Atypical romantic comedy Love Reconsidered, stuffed to the brim with heart, sees Sophie von Haselberg play a down-on-her luck New Yorker.
Love Reconsidered is a new romantic comedy from director Carol Ray Hartsell and writer Arielle Haller-Silverstone. Set in both New York and the Hamptons, it’s a breezy watch that will leave you unexpectedly happy and feeling all sorts of fulfilled at the end of your viewing.
Ruby (Sophie von Haselberg) is the protagonist in the story, and everything is set up to make us root for her. But beyond the confines of the story, every moment von Haselberg is on screen is just fun. She possesses an easy-going charisma that commands the camera‘s and, thus, the audience’s attention. It’s delightful, and she’s a fantastic romantic heroine and lead actress.

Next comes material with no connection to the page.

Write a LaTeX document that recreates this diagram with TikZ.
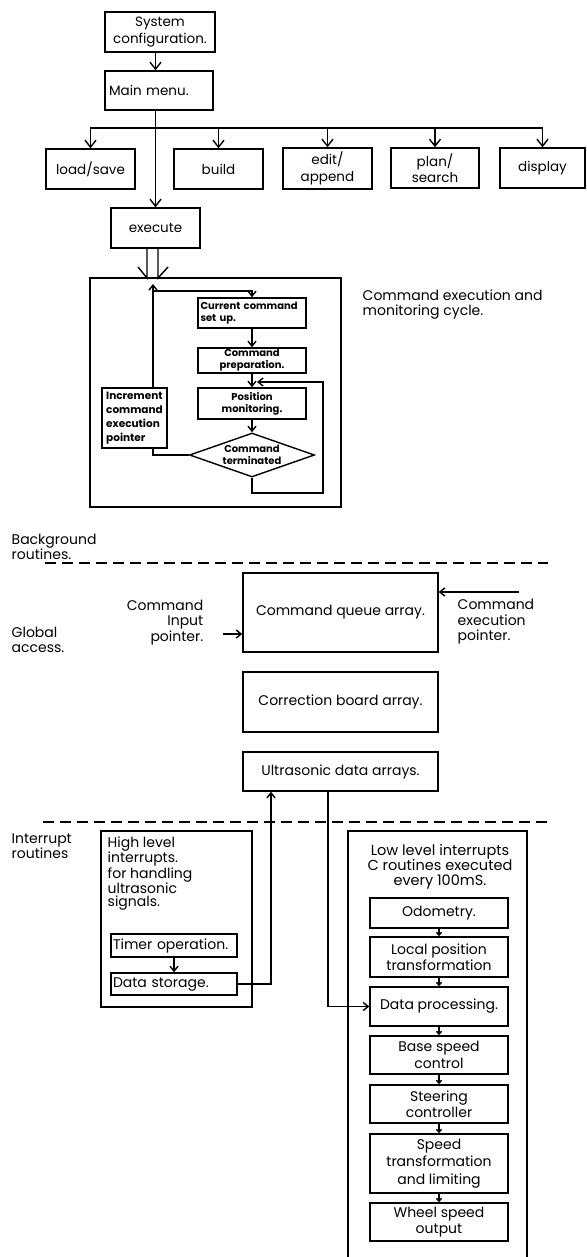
\documentclass[tikz,border=0pt]{standalone}
\usepackage{fontspec}
\setmainfont{Poppins}
\usetikzlibrary{shapes.geometric,arrows.meta}

\begin{document}
\begin{tikzpicture}[x=1pt,y=-1pt,line width=1.4pt,
  >={Straight Barb[length=7pt,width=11pt]},
  box/.style={draw,inner sep=2pt,align=center,font=\fontsize{13.5}{16.5}\selectfont},
  cyclebox/.style={draw,inner sep=1.5pt,align=center,font=\fontsize{10}{12}\selectfont\bfseries},
  lowbox/.style={draw,minimum width=138,inner sep=2pt,align=center,font=\fontsize{14}{16.5}\selectfont},
  txt/.style={inner sep=0pt,font=\fontsize{14}{15.5}\selectfont},
  midtip/.style={-{Straight Barb[length=5pt,width=8pt]}},
  tinytip/.style={-{Straight Barb[length=3pt,width=5pt]}}]
  \useasboundingbox (0,0) rectangle (586,1257);

  % menu level
  \node[box,minimum width=110,minimum height=40] (sysconf) at (160,32) {System\\configuration.};
  \node[box,minimum width=108,minimum height=39,text width=100,align=left] (mainmenu) at (159,90.5) {Main menu.};
  \node[box,minimum width=89,minimum height=40] (loadsave) at (90.5,169) {load/save};
  \node[box,minimum width=89,minimum height=40] (build) at (218.5,169) {build};
  \node[box,minimum width=89,minimum height=41] (editappend) at (327.5,168.5) {edit/\\append};
  \node[box,minimum width=88,minimum height=40] (plansearch) at (435,168) {plan/\\search};
  \node[box,minimum width=85,minimum height=40] (display) at (542.5,168) {display};
  \node[box,minimum width=89,minimum height=40] (execute) at (155.5,228) {execute};
  \coordinate (bus) at (155.5,128);

  \path[->]
    (sysconf.south -| execute.north) edge (execute.north |- mainmenu.north)
    (mainmenu.south -| execute.north) edge (execute.north);
  \draw[->] (bus) -| (loadsave);
  \draw[->] (bus) -| (build);
  \draw[->] (bus) -| (editappend);
  \draw[->] (bus) -| (plansearch);
  \draw[->] (bus) -| (display);

  % command execution and monitoring cycle
  \node[draw,minimum width=251,minimum height=229] (cycle) at (215.5,392.5) {};
  \node[txt,anchor=north west,align=left] (cyclelbl) at (362,289) {Command execution and\\monitoring cycle.};
  \coordinate (dl) at (147,278);
  \coordinate (dr) at (158,278);
  \draw (execute.south -| dl) -- (dl) -- ++(-9,-11);
  \draw (execute.south -| dr) -- (dr) -- ++(10,-11);

  \node[cyclebox,minimum width=108,minimum height=30,text width=103,align=left] (current) at (252,313) {Current command\\set up.};
  \node[cyclebox,minimum width=108,minimum height=25] (prep) at (252,360.5) {Command\\preparation.};
  \node[cyclebox,minimum width=108,minimum height=31] (posmon) at (252,403.5) {Position\\monitoring.};
  \node[draw,diamond,aspect=2.84,minimum width=125,minimum height=44,inner sep=0pt,
        font=\fontsize{10}{12}\selectfont\bfseries,align=center] (term) at (252,455) {Command\\terminated};
  \node[cyclebox,minimum width=65,minimum height=60,align=left,inner sep=1pt,
        font=\fontsize{10.5}{14}\selectfont\bfseries] (incr) at (134.5,418) {Increment\\command\\execution\\pointer};

  \coordinate (loopx) at (153,291);
  \coordinate (loopend) at (153,284);
  \coordinate (fbr) at (323,493);
  \coordinate (fbin) at (257,382);
  \draw (term.west) -| (incr.south -| loopx);
  \draw[midtip] (incr.north -| loopx) -- (loopend);
  \draw[midtip] (loopx) -| (current);
  \path[midtip]
    (current) edge (prep)
    (prep) edge (posmon)
    (posmon) edge (term);
  \draw[midtip] (term.south) |- (fbr) |- (fbin);

  % background routines / global access
  \node[txt,anchor=north west,align=left] (bglbl) at (11,533) {Background\\routines.};
  \coordinate (dashal) at (45,563);
  \coordinate (dashar) at (548,563);
  \draw[dash pattern=on 11pt off 6pt] (dashal) -- (dashar);
  \node[txt,anchor=north west,align=left] (globallbl) at (11,626) {Global\\access.};

  \node[box,font=\fontsize{14}{16}\selectfont,minimum width=195,minimum height=79] (queue) at (340.5,612.5) {Command queue array.};
  \node[txt,anchor=east,align=right] (inptr) at (204,622.5) {Command\\Input\\pointer.};
  \node[txt,anchor=west,align=left] (exptr) at (457,622) {Command\\execution\\pointer.};
  \coordinate (inarr) at (223,634);
  \coordinate (exarr) at (519,592);
  \draw[midtip] (inarr) -- (inarr -| queue.west);
  \draw[midtip] (exarr) -- (exarr -| queue.east);

  \node[box,font=\fontsize{14}{16}\selectfont,minimum width=195,minimum height=60] (correction) at (340.5,702) {Correction board array.};
  \node[box,font=\fontsize{14}{16}\selectfont,minimum width=195,minimum height=39] (ultra) at (340.5,771.5) {Ultrasonic data arrays.};

  % interrupt routines
  \coordinate (dashbl) at (43,822);
  \coordinate (dashbr) at (547,822);
  \draw[dash pattern=on 11pt off 6pt] (dashbl) -- (dashbr);
  \node[txt,anchor=north west,align=left] (irqlbl) at (11,833) {Interrupt\\routines};

  \node[draw,minimum width=151,minimum height=176] (high) at (176.5,919) {};
  \node[txt,anchor=north west,align=left,font=\fontsize{14}{13.4}\selectfont] (hightxt) at (107,836) {High level\\interrupts.\\for handling\\ultrasonic\\signals.};
  \node[box,font=\fontsize{14}{16}\selectfont,minimum width=126,minimum height=23,text width=122,inner sep=1.5pt,align=left] (timer) at (174,945.5) {Timer operation.};
  \node[box,font=\fontsize{14}{16}\selectfont,minimum width=126,minimum height=22,text width=122,inner sep=1.5pt,align=left] (storage) at (174,984) {Data storage.};
  \draw[midtip] (timer) -- (storage);

  \coordinate (upx) at (271,984);
  \coordinate (downx) at (328,1257);
  \draw[midtip] (storage.east) -| (upx |- ultra.south);

  \draw (348,1257) -- (348,831) -- (527,831) -- (527,1257);
  \node[txt,anchor=north,align=center,font=\fontsize{14.5}{15}\selectfont] (lowtxt) at (440,844) {Low level interrupts\\C routines executed\\every 100mS.};

  \node[lowbox,minimum height=30] (odometry) at (439,913) {Odometry.};
  \node[lowbox,minimum height=40] (localpos) at (439,957) {Local position\\transformation};
  \node[lowbox,minimum height=39] (dataproc) at (439,1006.5) {Data processing.};
  \node[lowbox,minimum height=38] (basespeed) at (439,1055) {Base speed\\control};
  \node[lowbox,minimum height=38] (steering) at (439,1104) {Steering\\controller};
  \node[lowbox,minimum height=59,font=\fontsize{14}{17.5}\selectfont] (speedtr) at (439,1163.5) {Speed\\transformation\\and limiting};
  \node[lowbox,minimum height=38] (wheel) at (439,1222) {Wheel speed\\output};

  \draw[midtip] (ultra.south -| downx) |- (dataproc.west);
  \path[tinytip]
    (odometry) edge (localpos)
    (localpos) edge (dataproc)
    (dataproc) edge (basespeed)
    (basespeed) edge (steering)
    (steering) edge (speedtr)
    (speedtr) edge (wheel);
\end{tikzpicture}
\end{document}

Ruby has a job (and loses it) because she dreams of more and dares to step outside the bounds of being a lowly caterwaiter. For her, this is not unexpected: her caterwaiter boss even put up a sign that says “no schmoozing” specifically for her at events. Alas, it falls through, and we are introduced to the reality of her situation. She’s thirty and, as the film’s marketing puts it, “flirty and definitely not thriving.” Ruby still lives with her parents in her childhood room, complete bunk beds, stuffed animals, and pictures of aspirational and powerful women on the wall. To top it all off, Noah (Jon Lemmon), her on-again but mostly off-again boyfriend, has broken up with her, citing the need for space. Things are the pits for Ruby.

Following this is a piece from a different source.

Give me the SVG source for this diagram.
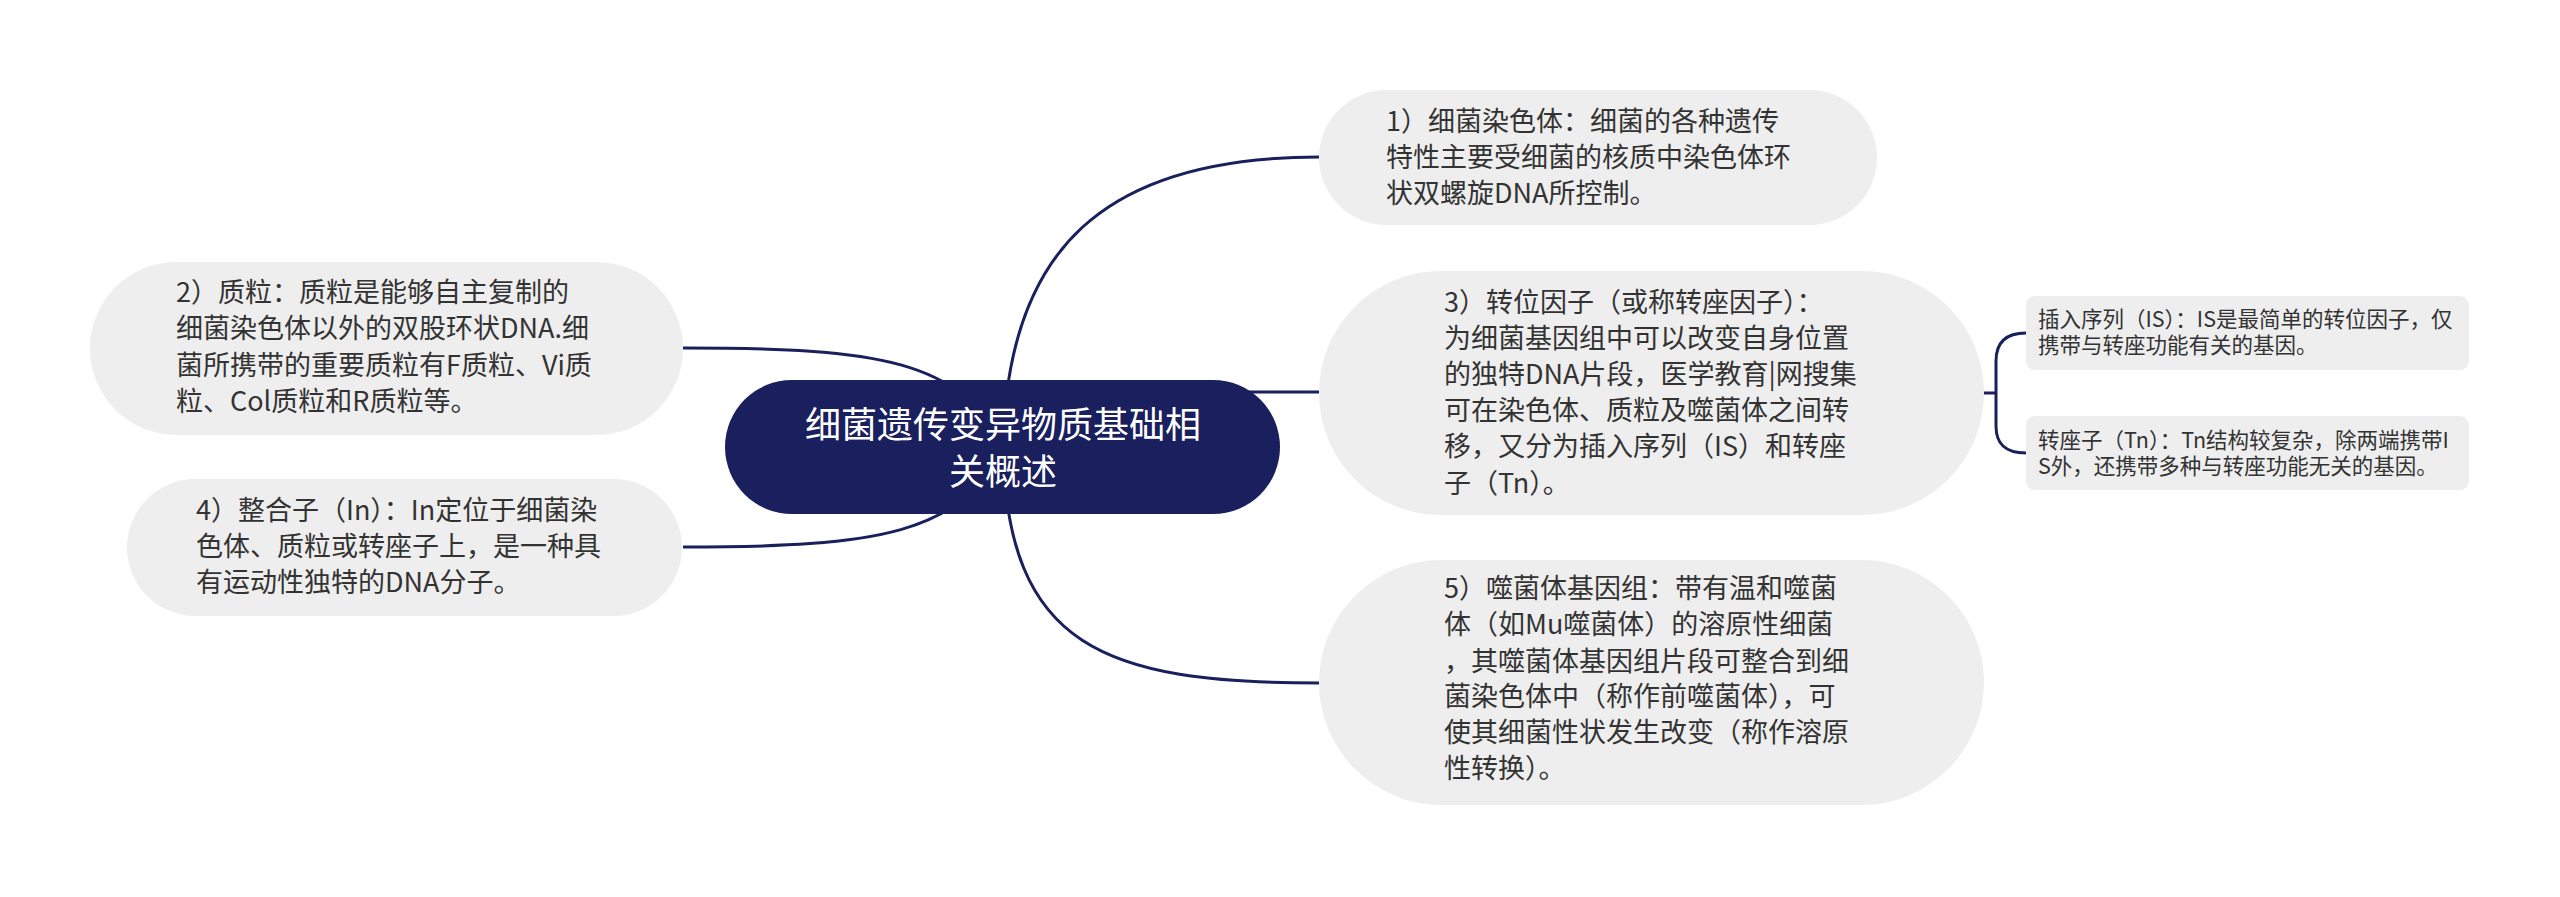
<svg xmlns="http://www.w3.org/2000/svg" width="2560" height="897" viewBox="0 0 2560 897">
<style>
.bg{fill:#ffffff}
.node{fill:#eeeeee}
.sub{fill:#eeeeee}
.root{fill:#1a1f5e}
.t{font-family:"Noto Sans CJK SC","Noto Sans",sans-serif;font-size:27px;fill:#333333}
.ts{font-family:"Noto Sans CJK SC","Noto Sans",sans-serif;font-size:21.5px;fill:#333333}
.tr{font-family:"Noto Sans CJK SC","Noto Sans",sans-serif;font-size:36px;fill:#ffffff;text-anchor:middle}
.c{fill:none;stroke:#1a1f5e;stroke-width:3}
</style>
<rect class="bg" x="0" y="0" width="2560" height="897"/>
<g id="connectors">
<path class="c" d="M1003,447 C1007,249 1104,157 1319,157"/>
<path class="c" d="M683,348 C880,348 960,360 1003,447"/>
<path class="c" d="M1003,392 L1319,392"/>
<path class="c" d="M683,547 C880,547 960,534 1003,447"/>
<path class="c" d="M1003,447 C1007,647 1104,683 1319,683"/>
<path class="c" d="M1984,393 L1996,393 M2026,333 C2004,333 1996,344 1996,361 L1996,426 C1996,443 2004,453 2026,453"/>
</g>
<g id="root">
<rect class="root" x="725" y="380" width="555" height="134" rx="67"/>
<text class="tr" x="1003" y="438">细菌遗传变异物质基础相</text>
<text class="tr" x="1003" y="485">关概述</text>
</g>
<g id="node1">
<rect class="node" x="1319" y="90" width="558" height="135" rx="67.5"/>
<text class="t" x="1386" y="131">1）细菌染色体：细菌的各种遗传</text>
<text class="t" x="1386" y="167">特性主要受细菌的核质中染色体环</text>
<text class="t" x="1386" y="203">状双螺旋DNA所控制。</text>
</g>
<g id="node2">
<rect class="node" x="90" y="262" width="593" height="173" rx="86.5"/>
<text class="t" x="176" y="302">2）质粒：质粒是能够自主复制的</text>
<text class="t" x="176" y="338">细菌染色体以外的双股环状DNA.细</text>
<text class="t" x="176" y="375">菌所携带的重要质粒有F质粒、Vi质</text>
<text class="t" x="176" y="411">粒、Col质粒和R质粒等。</text>
</g>
<g id="node3">
<rect class="node" x="1319" y="271" width="665" height="244" rx="122"/>
<text class="t" x="1444" y="312">3）转位因子（或称转座因子）：</text>
<text class="t" x="1444" y="348">为细菌基因组中可以改变自身位置</text>
<text class="t" x="1444" y="384">的独特DNA片段，医学教育|网搜集</text>
<text class="t" x="1444" y="420">可在染色体、质粒及噬菌体之间转</text>
<text class="t" x="1444" y="456">移，又分为插入序列（IS）和转座</text>
<text class="t" x="1444" y="493">子（Tn）。</text>
</g>
<g id="node4">
<rect class="node" x="127" y="479" width="555" height="137" rx="68.5"/>
<text class="t" x="196" y="520">4）整合子（In）：In定位于细菌染</text>
<text class="t" x="196" y="556">色体、质粒或转座子上，是一种具</text>
<text class="t" x="196" y="592">有运动性独特的DNA分子。</text>
</g>
<g id="node5">
<rect class="node" x="1319" y="560" width="665" height="245" rx="122.5"/>
<text class="t" x="1444" y="598">5）噬菌体基因组：带有温和噬菌</text>
<text class="t" x="1444" y="634">体（如Mu噬菌体）的溶原性细菌</text>
<text class="t" x="1444" y="671">，其噬菌体基因组片段可整合到细</text>
<text class="t" x="1444" y="706">菌染色体中（称作前噬菌体），可</text>
<text class="t" x="1444" y="742">使其细菌性状发生改变（称作溶原</text>
<text class="t" x="1444" y="778">性转换）。</text>
</g>
<g id="sub_is">
<rect class="sub" x="2026" y="296" width="443" height="74" rx="9"/>
<text class="ts" x="2038" y="327">插入序列（IS）：IS是最简单的转位因子，仅</text>
<text class="ts" x="2038" y="353">携带与转座功能有关的基因。</text>
</g>
<g id="sub_tn">
<rect class="sub" x="2026" y="416" width="443" height="74" rx="9"/>
<text class="ts" x="2038" y="448">转座子（Tn）：Tn结构较复杂，除两端携带I</text>
<text class="ts" x="2038" y="474">S外，还携带多种与转座功能无关的基因。</text>
</g>
</svg>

A chance encounter on a park bench with a pigeon-feeding older woman/fairy godmother – who is definitely not a serial killer – named Golda (Elaine Bromka) ends up with the offer of a lifetime. Ruby accepts and is off to the Hamptons to manage Golda’s defunct consignment store, aptly called “The Magic Closet,” in the ritzy getaway destination.
Because there wouldn’t be a movie if Ruby got her happily ever after right away, things go wrong. Golda’s spare apartment that Ruby is supposed to stay in is occupied by a good-hearted but mom-obsessed porn editing man named Elijah (Ed Herbstman). She ends up staying in a trailer with a man named John (Luke Gulbranson), who channels all the swagger and heart of Wilson Bethel’s Wade in Hart of Dixie. Gulbranson is a fantastic foil for von Haselberg, and their moments together provide a lot of Love…Reconsidered’s comedy.
But after things have gone so drastically wrong for Ruby, and she’s now firmly established in this new (to her) world of the Hamptons, the story’s focus shifts from her to others. Ruby and her Magic Closet are now the hubs connecting many other love stories. As new people visit her shop, we follow them and get brief vignettes of their love lives and relationships. It seems as if they’re all touched by a bit of magic.
These are all different and interesting explorations of love, power, innocence, and lies – but they’re not Ruby. The moments we dip into their lives are fascinating and are full of enough drama and interesting characters that they could stand alone as their own stories. This is Ruby’s story, and she shouldn’t have to share it, even if Paige, Ollie, and the others are refreshing.
Perhaps that’s the point of the movie. Ruby thankfully gets her happy ending – but it isn’t love. A villainess in the story named Eden (Julia Coffey) gets her comeuppance due to something we won’t spoil in this review that John notices about her. It’s a hugely satisfying and well-earned moment after we see Eden put Ruby through in the stolen moments for her character development between these other love vignettes. As they’re celebrating, John asks Ruby out. And she declines him because she’s already got what she wants. The message of Love Reconsidered is a thoughtful and very progressive one in the romance genre: you don’t have to have a partner to be fulfilled and happy. Ruby is “dying to be relevant” and gets her relevance and a loving community in the end.
But Love Reconsidered is not a traditional romantic comedy, and for the viewer who expects that there may be some confused feelings. It is about love, but the film’s opening premise differs from the journey the filmmakers ultimately deliver. I want to be clear: This was a fun, well-made, and well-acted movie. How it unwound was unexpected; perhaps a more fitting title would be “Romantic Comedy… Reconsidered.”
On a lighter note, Love Reconsidered uses Gwyneth Paltrow and Goop to great effect to bring to life the personalities of the Hamptons. I so wanted Paltrow to show up and even expected her to with how often they referenced the actress. Jake Johnson’s directorial debut Self Reliance got Wayne Brady to pop in after referencing him throughout the film, and I so wanted that here for Paltrow. It was likely out of budget but it would have been a strong “crunchy dill” move.
Love Reconsidered will be released in select US theaters on February 2 and on demand on February 6, 2024.